*GIVEN EXERCISE:* Quote every line of the data below as it stands, omitting pictures.
━━━━
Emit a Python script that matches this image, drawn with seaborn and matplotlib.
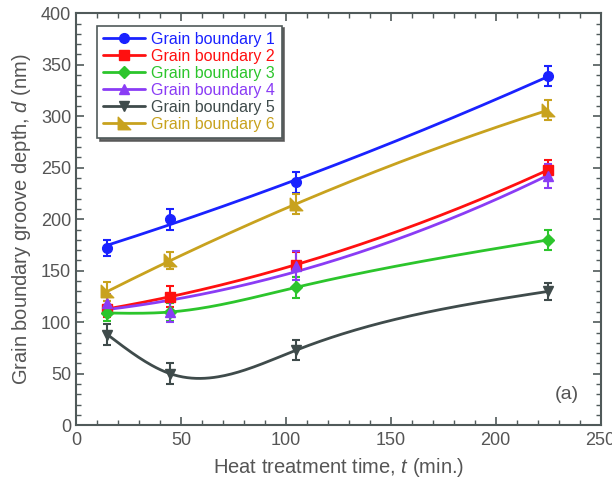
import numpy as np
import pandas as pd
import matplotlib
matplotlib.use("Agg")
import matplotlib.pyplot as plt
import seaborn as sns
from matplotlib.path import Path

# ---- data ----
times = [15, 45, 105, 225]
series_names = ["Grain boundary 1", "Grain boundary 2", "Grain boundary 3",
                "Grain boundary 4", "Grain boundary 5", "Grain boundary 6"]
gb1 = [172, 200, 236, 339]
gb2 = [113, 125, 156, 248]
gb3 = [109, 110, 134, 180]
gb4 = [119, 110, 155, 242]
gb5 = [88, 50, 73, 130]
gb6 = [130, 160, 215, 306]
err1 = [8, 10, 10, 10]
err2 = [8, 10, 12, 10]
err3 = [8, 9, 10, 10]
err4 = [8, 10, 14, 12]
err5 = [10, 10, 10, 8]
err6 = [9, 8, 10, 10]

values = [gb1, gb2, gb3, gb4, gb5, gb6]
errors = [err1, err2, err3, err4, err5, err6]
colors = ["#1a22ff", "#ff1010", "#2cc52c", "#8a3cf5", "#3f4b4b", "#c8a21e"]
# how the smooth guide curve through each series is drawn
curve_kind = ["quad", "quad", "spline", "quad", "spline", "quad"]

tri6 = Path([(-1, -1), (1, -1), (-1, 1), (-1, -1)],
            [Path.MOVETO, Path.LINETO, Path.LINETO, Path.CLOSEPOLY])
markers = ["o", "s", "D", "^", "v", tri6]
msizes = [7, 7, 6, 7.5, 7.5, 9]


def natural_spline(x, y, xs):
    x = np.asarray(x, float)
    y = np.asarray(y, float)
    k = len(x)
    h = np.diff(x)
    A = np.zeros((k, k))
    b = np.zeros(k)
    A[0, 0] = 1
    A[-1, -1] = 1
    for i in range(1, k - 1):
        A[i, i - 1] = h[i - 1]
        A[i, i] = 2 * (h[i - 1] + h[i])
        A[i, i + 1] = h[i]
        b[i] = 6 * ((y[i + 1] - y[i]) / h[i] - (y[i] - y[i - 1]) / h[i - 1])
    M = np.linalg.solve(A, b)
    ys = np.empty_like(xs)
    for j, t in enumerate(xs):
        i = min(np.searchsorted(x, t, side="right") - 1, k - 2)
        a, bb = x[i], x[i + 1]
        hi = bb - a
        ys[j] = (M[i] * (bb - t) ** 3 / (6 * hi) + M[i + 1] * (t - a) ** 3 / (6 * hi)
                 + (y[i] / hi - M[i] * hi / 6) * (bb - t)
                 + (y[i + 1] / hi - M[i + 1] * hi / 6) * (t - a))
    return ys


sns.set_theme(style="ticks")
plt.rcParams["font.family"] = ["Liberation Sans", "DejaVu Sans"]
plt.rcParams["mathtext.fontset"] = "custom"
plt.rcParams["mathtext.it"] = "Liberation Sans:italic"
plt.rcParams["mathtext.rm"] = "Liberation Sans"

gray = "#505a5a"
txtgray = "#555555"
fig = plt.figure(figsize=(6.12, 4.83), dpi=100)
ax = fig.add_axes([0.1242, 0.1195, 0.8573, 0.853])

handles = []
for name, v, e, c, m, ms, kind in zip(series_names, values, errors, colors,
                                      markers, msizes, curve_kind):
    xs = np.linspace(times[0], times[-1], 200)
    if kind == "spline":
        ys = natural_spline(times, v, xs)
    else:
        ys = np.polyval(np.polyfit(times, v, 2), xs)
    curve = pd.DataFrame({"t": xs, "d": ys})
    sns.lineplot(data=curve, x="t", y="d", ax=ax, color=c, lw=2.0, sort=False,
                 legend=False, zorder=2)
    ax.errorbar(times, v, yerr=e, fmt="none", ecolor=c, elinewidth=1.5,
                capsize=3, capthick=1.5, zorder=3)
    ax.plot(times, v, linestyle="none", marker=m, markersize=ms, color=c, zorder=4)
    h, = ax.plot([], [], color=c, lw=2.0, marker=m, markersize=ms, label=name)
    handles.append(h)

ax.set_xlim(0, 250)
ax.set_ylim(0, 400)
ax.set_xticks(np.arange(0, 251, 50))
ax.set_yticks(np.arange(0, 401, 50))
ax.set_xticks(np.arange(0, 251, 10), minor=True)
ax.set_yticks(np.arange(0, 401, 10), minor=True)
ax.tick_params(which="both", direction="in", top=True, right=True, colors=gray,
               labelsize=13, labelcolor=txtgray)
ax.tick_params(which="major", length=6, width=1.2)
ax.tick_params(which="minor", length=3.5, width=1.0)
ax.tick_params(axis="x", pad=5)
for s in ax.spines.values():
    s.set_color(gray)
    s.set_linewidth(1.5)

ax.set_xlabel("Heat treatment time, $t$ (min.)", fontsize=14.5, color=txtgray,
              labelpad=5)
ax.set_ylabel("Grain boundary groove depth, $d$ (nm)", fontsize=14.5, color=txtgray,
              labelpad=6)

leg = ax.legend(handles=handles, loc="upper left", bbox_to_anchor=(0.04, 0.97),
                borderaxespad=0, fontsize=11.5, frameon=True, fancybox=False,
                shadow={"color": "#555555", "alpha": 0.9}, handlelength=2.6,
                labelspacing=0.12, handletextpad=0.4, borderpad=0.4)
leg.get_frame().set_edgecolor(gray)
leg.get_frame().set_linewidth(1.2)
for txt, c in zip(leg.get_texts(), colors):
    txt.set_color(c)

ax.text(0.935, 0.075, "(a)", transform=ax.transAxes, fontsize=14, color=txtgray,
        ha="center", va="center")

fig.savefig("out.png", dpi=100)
━━━━
*ANSWER TO THIS TASK:*
Emit a Python script that matches this image, drawn with seaborn and matplotlib.
import numpy as np
import pandas as pd
import matplotlib
matplotlib.use("Agg")
import matplotlib.pyplot as plt
import seaborn as sns
from matplotlib.path import Path

# ---- data ----
times = [15, 45, 105, 225]
series_names = ["Grain boundary 1", "Grain boundary 2", "Grain boundary 3",
                "Grain boundary 4", "Grain boundary 5", "Grain boundary 6"]
gb1 = [172, 200, 236, 339]
gb2 = [113, 125, 156, 248]
gb3 = [109, 110, 134, 180]
gb4 = [119, 110, 155, 242]
gb5 = [88, 50, 73, 130]
gb6 = [130, 160, 215, 306]
err1 = [8, 10, 10, 10]
err2 = [8, 10, 12, 10]
err3 = [8, 9, 10, 10]
err4 = [8, 10, 14, 12]
err5 = [10, 10, 10, 8]
err6 = [9, 8, 10, 10]

values = [gb1, gb2, gb3, gb4, gb5, gb6]
errors = [err1, err2, err3, err4, err5, err6]
colors = ["#1a22ff", "#ff1010", "#2cc52c", "#8a3cf5", "#3f4b4b", "#c8a21e"]
# how the smooth guide curve through each series is drawn
curve_kind = ["quad", "quad", "spline", "quad", "spline", "quad"]

tri6 = Path([(-1, -1), (1, -1), (-1, 1), (-1, -1)],
            [Path.MOVETO, Path.LINETO, Path.LINETO, Path.CLOSEPOLY])
markers = ["o", "s", "D", "^", "v", tri6]
msizes = [7, 7, 6, 7.5, 7.5, 9]


def natural_spline(x, y, xs):
    x = np.asarray(x, float)
    y = np.asarray(y, float)
    k = len(x)
    h = np.diff(x)
    A = np.zeros((k, k))
    b = np.zeros(k)
    A[0, 0] = 1
    A[-1, -1] = 1
    for i in range(1, k - 1):
        A[i, i - 1] = h[i - 1]
        A[i, i] = 2 * (h[i - 1] + h[i])
        A[i, i + 1] = h[i]
        b[i] = 6 * ((y[i + 1] - y[i]) / h[i] - (y[i] - y[i - 1]) / h[i - 1])
    M = np.linalg.solve(A, b)
    ys = np.empty_like(xs)
    for j, t in enumerate(xs):
        i = min(np.searchsorted(x, t, side="right") - 1, k - 2)
        a, bb = x[i], x[i + 1]
        hi = bb - a
        ys[j] = (M[i] * (bb - t) ** 3 / (6 * hi) + M[i + 1] * (t - a) ** 3 / (6 * hi)
                 + (y[i] / hi - M[i] * hi / 6) * (bb - t)
                 + (y[i + 1] / hi - M[i + 1] * hi / 6) * (t - a))
    return ys


sns.set_theme(style="ticks")
plt.rcParams["font.family"] = ["Liberation Sans", "DejaVu Sans"]
plt.rcParams["mathtext.fontset"] = "custom"
plt.rcParams["mathtext.it"] = "Liberation Sans:italic"
plt.rcParams["mathtext.rm"] = "Liberation Sans"

gray = "#505a5a"
txtgray = "#555555"
fig = plt.figure(figsize=(6.12, 4.83), dpi=100)
ax = fig.add_axes([0.1242, 0.1195, 0.8573, 0.853])

handles = []
for name, v, e, c, m, ms, kind in zip(series_names, values, errors, colors,
                                      markers, msizes, curve_kind):
    xs = np.linspace(times[0], times[-1], 200)
    if kind == "spline":
        ys = natural_spline(times, v, xs)
    else:
        ys = np.polyval(np.polyfit(times, v, 2), xs)
    curve = pd.DataFrame({"t": xs, "d": ys})
    sns.lineplot(data=curve, x="t", y="d", ax=ax, color=c, lw=2.0, sort=False,
                 legend=False, zorder=2)
    ax.errorbar(times, v, yerr=e, fmt="none", ecolor=c, elinewidth=1.5,
                capsize=3, capthick=1.5, zorder=3)
    ax.plot(times, v, linestyle="none", marker=m, markersize=ms, color=c, zorder=4)
    h, = ax.plot([], [], color=c, lw=2.0, marker=m, markersize=ms, label=name)
    handles.append(h)

ax.set_xlim(0, 250)
ax.set_ylim(0, 400)
ax.set_xticks(np.arange(0, 251, 50))
ax.set_yticks(np.arange(0, 401, 50))
ax.set_xticks(np.arange(0, 251, 10), minor=True)
ax.set_yticks(np.arange(0, 401, 10), minor=True)
ax.tick_params(which="both", direction="in", top=True, right=True, colors=gray,
               labelsize=13, labelcolor=txtgray)
ax.tick_params(which="major", length=6, width=1.2)
ax.tick_params(which="minor", length=3.5, width=1.0)
ax.tick_params(axis="x", pad=5)
for s in ax.spines.values():
    s.set_color(gray)
    s.set_linewidth(1.5)

ax.set_xlabel("Heat treatment time, $t$ (min.)", fontsize=14.5, color=txtgray,
              labelpad=5)
ax.set_ylabel("Grain boundary groove depth, $d$ (nm)", fontsize=14.5, color=txtgray,
              labelpad=6)

leg = ax.legend(handles=handles, loc="upper left", bbox_to_anchor=(0.04, 0.97),
                borderaxespad=0, fontsize=11.5, frameon=True, fancybox=False,
                shadow={"color": "#555555", "alpha": 0.9}, handlelength=2.6,
                labelspacing=0.12, handletextpad=0.4, borderpad=0.4)
leg.get_frame().set_edgecolor(gray)
leg.get_frame().set_linewidth(1.2)
for txt, c in zip(leg.get_texts(), colors):
    txt.set_color(c)

ax.text(0.935, 0.075, "(a)", transform=ax.transAxes, fontsize=14, color=txtgray,
        ha="center", va="center")

fig.savefig("out.png", dpi=100)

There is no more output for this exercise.